Artist Uses Apple Store Visitors as Photo Subjects

July 7, 2011

A clever Brooklyn-based artist is exhibiting photographs of 1,000 computers users, surreptitiously taken by a software program he slipped onto Macintosh display computers at Manhattan Apple retail stores. Kyle McDonald’s “People Staring at Computers” collection is a study of store visitors old and young looking pensive, focused and perplexed, but not happy, thrilled or amazed. At least one photo shows a blue-shirted Apple employee studying a Mac screen with a worried-looking person in the background. Most intriguing, it’s impossible to tell what any of the computer users are viewing on the screen. McDonald dabbles in art ranging from experimentation with noise to immersive large-scale interactive installations, according to his bio, and he also develops software and hardware for artists. As part of his three-day Apple store project, McDonald returned to the stores and configured some display computers to randomly display the captured images, prompting some unusual reactions from visitors. McDonald has created a Web site to display some of the photos and a video explanation of the project. Update: According to Mashable, the U.S. Secret Service served a search warrant on McDonald and confiscated his computers and electronic gear as part of a computer crimes investigation. The Secret Service and FBI are the lead federal agencies for computer intrusion crimes. Apple attorneys contacted McDonald’s ISP, who warned McDonald of a possible criminal investigation, and he masked out the faces in his photos—with the face of Steve Jobs.
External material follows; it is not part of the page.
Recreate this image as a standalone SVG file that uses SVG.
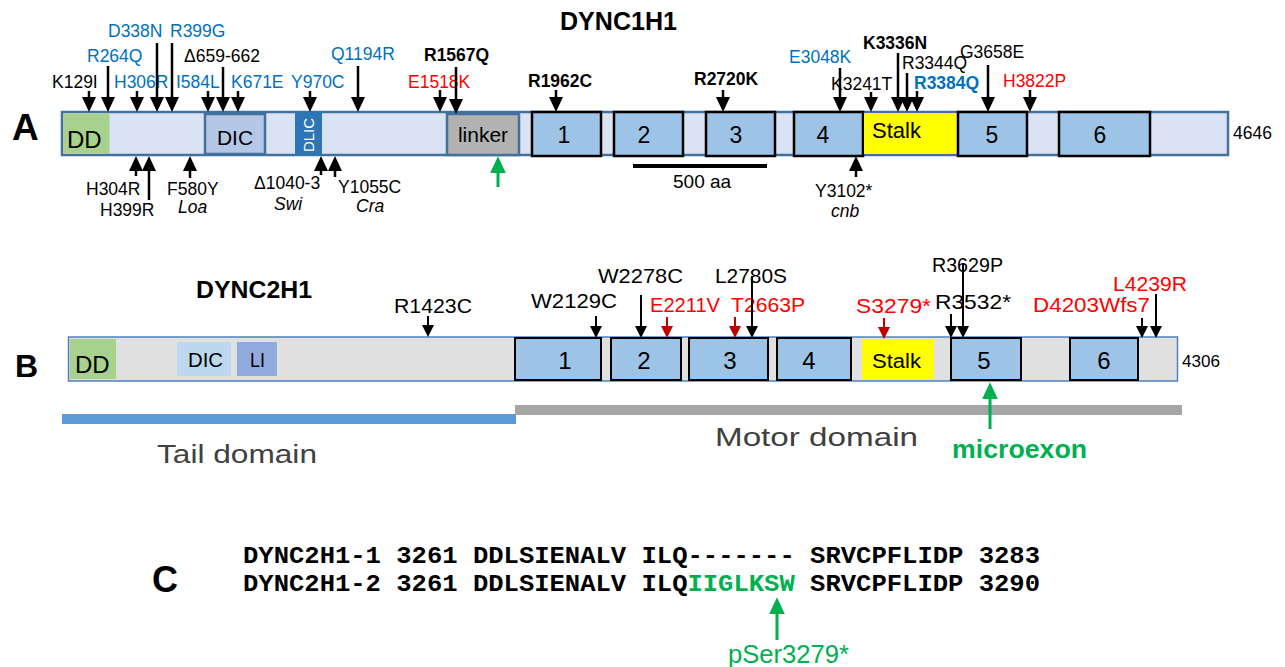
<svg xmlns="http://www.w3.org/2000/svg" width="1285" height="667" viewBox="0 0 1285 667">
<style>
text{font-family:"Liberation Sans",Arial,sans-serif;fill:#000}
.lab{font-size:17.5px}
.bl{fill:#0070c0}
.rd{fill:#ff0000}
.b{font-weight:bold}
.it{font-style:italic}
.lb{font-size:21px}
.num{font-size:23px;text-anchor:middle}
.numb{font-size:24px;text-anchor:middle}
.panel{font-weight:bold}
.bar{fill:#dae3f3;stroke:#41719c;stroke-width:2.5}
.box{fill:#9dc3e6;stroke:#000;stroke-width:2.5}
.boxb{fill:#9dc3e6;stroke:#000;stroke-width:2}
.sh{stroke:#000;stroke-width:2.5;fill:none;marker-end:url(#ah)}
.shs{stroke:#000;stroke-width:2;fill:none;marker-end:url(#ahs)}
.shr{stroke:#c00000;stroke-width:2;fill:none;marker-end:url(#ahr)}
.shg{stroke:#00b050;stroke-width:3;fill:none;marker-end:url(#ahg)}
.seq{font-family:"Liberation Mono","Courier New",monospace;font-weight:bold;font-size:24px}
.dom{font-size:26px;fill:#404040}
</style>
<defs>
<marker id="ah" viewBox="0 0 10 10" refX="6.67" refY="5" markerUnits="userSpaceOnUse" markerWidth="15" markerHeight="14" orient="auto" preserveAspectRatio="none"><path d="M0,0 L10,5 L0,10 z" fill="#000"/></marker>
<marker id="ahs" viewBox="0 0 10 10" refX="6.67" refY="5" markerUnits="userSpaceOnUse" markerWidth="12" markerHeight="12" orient="auto" preserveAspectRatio="none"><path d="M0,0 L10,5 L0,10 z" fill="#000"/></marker>
<marker id="ahr" viewBox="0 0 10 10" refX="6.67" refY="5" markerUnits="userSpaceOnUse" markerWidth="12" markerHeight="12" orient="auto" preserveAspectRatio="none"><path d="M0,0 L10,5 L0,10 z" fill="#c00000"/></marker>
<marker id="ahg" viewBox="0 0 10 10" refX="6.67" refY="5" markerUnits="userSpaceOnUse" markerWidth="17" markerHeight="16" orient="auto" preserveAspectRatio="none"><path d="M0,0 L10,5 L0,10 z" fill="#00b050"/></marker>
</defs>
<rect width="1285" height="667" fill="#fff"/>

<!-- Panel A -->
<text class="panel" x="12" y="140" font-size="37">A</text>
<text class="b" x="560" y="30" font-size="25" textLength="117" lengthAdjust="spacingAndGlyphs">DYNC1H1</text>
<g id="a-bar"><rect class="bar" x="62" y="112" width="1166" height="43"/></g>
<g id="a-dd"><rect x="63.5" y="113.5" width="46" height="40" fill="#a9d18e"/><text x="67" y="148" font-size="24">DD</text></g>
<g id="a-dic"><rect x="205" y="114" width="60" height="40" fill="#b4c7e7" stroke="#41719c" stroke-width="2.5"/><text x="235" y="145" font-size="21" text-anchor="middle">DIC</text></g>
<g id="a-dlic"><rect x="295" y="112" width="27" height="43" fill="#2e75b6"/><text transform="translate(314,135) rotate(-90)" font-size="15" text-anchor="middle" style="fill:#fff">DLIC</text></g>
<g id="a-linker"><rect x="447" y="114" width="72" height="41" fill="#b2b2b2" stroke="#41719c" stroke-width="2.5"/><text x="483" y="142" font-size="21" text-anchor="middle">linker</text></g>
<g id="a-1"><rect class="box" x="532" y="112" width="69" height="44"/><text class="num" x="564" y="143">1</text></g>
<g id="a-2"><rect class="box" x="614" y="112" width="69" height="44"/><text class="num" x="644" y="143">2</text></g>
<g id="a-3"><rect class="box" x="706" y="112" width="69" height="44"/><text class="num" x="736" y="143">3</text></g>
<g id="a-4"><rect class="box" x="794" y="112" width="69" height="44"/><text class="num" x="823" y="143">4</text></g>
<g id="a-stalk"><rect x="864" y="113" width="92" height="41" fill="#ffff00"/><text x="872" y="138" font-size="22">Stalk</text></g>
<g id="a-5"><rect class="box" x="958" y="112" width="69" height="44"/><text class="num" x="992" y="143">5</text></g>
<g id="a-6"><rect class="box" x="1059" y="112" width="91" height="44"/><text class="num" x="1100" y="143">6</text></g>
<text x="1233" y="139" font-size="17.5">4646</text>
<g id="a-scale"><rect x="633" y="164" width="134" height="4" fill="#000"/><text x="673" y="188" font-size="19">500 aa</text></g>

<g id="a-labels">
<text class="lab" x="52" y="88">K129I</text>
<text class="lab bl" x="87" y="62">R264Q</text>
<text class="lab bl" x="114" y="88">H306R</text>
<text class="lab bl" x="108" y="37">D338N</text>
<text class="lab bl" x="170" y="37">R399G</text>
<text class="lab bl" x="176" y="88">I584L</text>
<text class="lab" x="184" y="62">Δ659-662</text>
<text class="lab bl" x="231" y="88">K671E</text>
<text class="lab bl" x="291" y="88">Y970C</text>
<text class="lab bl" x="331" y="60">Q1194R</text>
<text class="lab rd" x="408" y="88">E1518K</text>
<text class="lab b" x="424" y="61">R1567Q</text>
<text class="lab b" x="528" y="87">R1962C</text>
<text class="lab b" x="694" y="85">R2720K</text>
<text class="lab bl" x="789" y="63">E3048K</text>
<text class="lab" x="831" y="90">K3241T</text>
<text class="lab b" x="863" y="49">K3336N</text>
<text class="lab" x="902" y="69">R3344Q</text>
<text class="lab b bl" x="914" y="89">R3384Q</text>
<text class="lab" x="960" y="58">G3658E</text>
<text class="lab rd" x="1003" y="87">H3822P</text>
<text class="lab" x="86" y="195">H304R</text>
<text class="lab" x="100" y="216">H399R</text>
<text class="lab" x="167" y="195">F580Y</text>
<text class="lab it" x="178" y="213">Loa</text>
<text class="lab" x="254" y="189">Δ1040-3</text>
<text class="lab it" x="274" y="210">Swi</text>
<text class="lab" x="338" y="193">Y1055C</text>
<text class="lab it" x="356" y="212">Cra</text>
<text class="lab" x="815" y="197">Y3102*</text>
<text class="lab it" x="831" y="217">cnb</text>
</g>

<!-- Panel B -->
<text class="panel" x="15" y="377" font-size="32">B</text>
<text class="b" x="196" y="298" font-size="24" textLength="116" lengthAdjust="spacingAndGlyphs">DYNC2H1</text>
<g id="b-bar"><rect x="68.5" y="337" width="1109" height="44" fill="#e0e0e0" stroke="#4f81bd" stroke-width="1.5"/></g>
<g id="b-dd"><rect x="70" y="339" width="46" height="40" fill="#a9d18e"/><text x="75" y="373" font-size="24">DD</text></g>
<g id="b-dic"><rect x="177" y="342" width="54" height="34" fill="#bdd7ee"/><text x="188" y="367" font-size="20" textLength="35" lengthAdjust="spacingAndGlyphs">DIC</text></g>
<g id="b-li"><rect x="237" y="342" width="40" height="34" fill="#8faadc"/><text x="250" y="367" font-size="20" textLength="15" lengthAdjust="spacingAndGlyphs">LI</text></g>
<g id="b-1"><rect class="boxb" x="515" y="338" width="86" height="42"/><text class="numb" x="565" y="369">1</text></g>
<g id="b-2"><rect class="boxb" x="611" y="338" width="70" height="42"/><text class="numb" x="644" y="369">2</text></g>
<g id="b-3"><rect class="boxb" x="689" y="338" width="79" height="42"/><text class="numb" x="730" y="369">3</text></g>
<g id="b-4"><rect class="boxb" x="777" y="338" width="74" height="42"/><text class="numb" x="809" y="369">4</text></g>
<g id="b-stalk"><rect x="862" y="339" width="72" height="40" fill="#ffff00"/><text x="872" y="368" font-size="20" textLength="49" lengthAdjust="spacingAndGlyphs">Stalk</text></g>
<g id="b-5"><rect class="boxb" x="951" y="338" width="70" height="42"/><text class="numb" x="984" y="369">5</text></g>
<g id="b-6"><rect class="boxb" x="1070" y="338" width="68" height="42"/><text class="numb" x="1104" y="369">6</text></g>
<text x="1182" y="367" font-size="17" textLength="38" lengthAdjust="spacingAndGlyphs">4306</text>
<g id="b-tail"><rect x="62" y="414" width="454" height="10" fill="#5b9bd5"/><text class="dom" x="157" y="463" textLength="160" lengthAdjust="spacingAndGlyphs">Tail domain</text></g>
<g id="b-motor"><rect x="515" y="405" width="667" height="10" fill="#a6a6a6"/><text class="dom" x="715" y="446" textLength="203" lengthAdjust="spacingAndGlyphs">Motor domain</text></g>
<text class="b" x="952" y="458" font-size="25" textLength="135" lengthAdjust="spacingAndGlyphs" style="fill:#00b050">microexon</text>

<g id="b-labels">
<text class="lb" x="394" y="313" textLength="78" lengthAdjust="spacingAndGlyphs">R1423C</text>
<text class="lb" x="531" y="308" textLength="86" lengthAdjust="spacingAndGlyphs">W2129C</text>
<text class="lb" x="598" y="283" textLength="85" lengthAdjust="spacingAndGlyphs">W2278C</text>
<text class="lb rd" x="650" y="312" textLength="70" lengthAdjust="spacingAndGlyphs">E2211V</text>
<text class="lb rd" x="731" y="312" textLength="74" lengthAdjust="spacingAndGlyphs">T2663P</text>
<text class="lb" x="715" y="283" textLength="72" lengthAdjust="spacingAndGlyphs">L2780S</text>
<text class="lb rd" x="856" y="313" textLength="75" lengthAdjust="spacingAndGlyphs">S3279*</text>
<text class="lb" x="935" y="309" textLength="76" lengthAdjust="spacingAndGlyphs">R3532*</text>
<text class="lb" x="932" y="272" textLength="71" lengthAdjust="spacingAndGlyphs">R3629P</text>
<text class="lb rd" x="1033" y="312" textLength="117" lengthAdjust="spacingAndGlyphs">D4203Wfs7</text>
<text class="lb rd" x="1113" y="291" textLength="74" lengthAdjust="spacingAndGlyphs">L4239R</text>
</g>

<!-- Panel C -->
<text class="panel" x="152" y="592" font-size="36">C</text>
<g id="c-seq">
<text class="seq" x="243" y="563" textLength="797" lengthAdjust="spacingAndGlyphs" xml:space="preserve">DYNC2H1-1 3261 DDLSIENALV ILQ------- SRVCPFLIDP 3283</text>
<text class="seq" x="243" y="591" textLength="797" lengthAdjust="spacingAndGlyphs" xml:space="preserve">DYNC2H1-2 3261 DDLSIENALV ILQ<tspan style="fill:#00b050">IIGLKSW</tspan> SRVCPFLIDP 3290</text>
</g>
<text x="728" y="663" font-size="25" textLength="121" lengthAdjust="spacingAndGlyphs" style="fill:#00b050">pSer3279*</text>

<g id="connectors">
<path class="sh" d="M89,91 V107"/>
<path class="sh" d="M108,66 V107"/>
<path class="sh" d="M137,91 V107"/>
<path class="sh" d="M157,43 V107"/>
<path class="sh" d="M172,43 V107"/>
<path class="sh" d="M208,91 V107"/>
<path class="sh" d="M223,67 V107"/>
<path class="sh" d="M238,91 V107"/>
<path class="sh" d="M310,91 V107"/>
<path class="sh" d="M358,66 V107"/>
<path class="sh" d="M440,90 V107"/>
<path class="sh" d="M456,67 V109"/>
<path class="sh" d="M556,90 V107"/>
<path class="sh" d="M723,90 V107"/>
<path class="sh" d="M840,68 V107"/>
<path class="sh" d="M871,92 V107"/>
<path class="sh" d="M898,53 V107"/>
<path class="sh" d="M907,73 V107"/>
<path class="sh" d="M917,91 V107"/>
<path class="sh" d="M988,65 V107"/>
<path class="sh" d="M1030,90 V107"/>
<path class="sh" d="M136,176 V161"/>
<path class="sh" d="M149,200 V161"/>
<path class="sh" d="M190,178 V161"/>
<path class="sh" d="M321,175 V161"/>
<path class="sh" d="M335,177 V161"/>
<path class="sh" d="M856,177 V161"/>
<path class="shg" d="M498,187 V162"/>
<path class="shs" d="M428,316 V333"/>
<path class="shs" d="M596,316 V334"/>
<path class="shs" d="M641,295 V334"/>
<path class="shr" d="M667,317 V334"/>
<path class="shr" d="M735,317 V334"/>
<path class="shs" d="M752,276 V334"/>
<path class="shr" d="M884,318 V335"/>
<path class="shs" d="M951,314 V334"/>
<path class="shs" d="M963,263 V334"/>
<path class="shs" d="M1142,318 V334"/>
<path class="shs" d="M1156,294 V334"/>
<path class="shg" d="M990,429 V388"/>
<path class="shg" d="M777,640 V603"/>
</g>
</svg>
In response to an IFO email inquiry, McDonald has these remarks on privacy and participant compensation:

“My understanding is that legally, these people are in a private space that is open to the public and therefore can be photographed without consent. I asked the Apple store security if it was ok to take pictures, but did not specify the means of taking photos. They said it was good, and encouraged me to take photos. That said, I can understand if some people would rather not have their picture shown like this. In this case, they should contact me and I can remove their photo. Regarding compensation (for appearing)—I think if this was somehow being used as advertising or marketing material, compensation would make sense. Because it’s an art project I don’t think it makes sense.”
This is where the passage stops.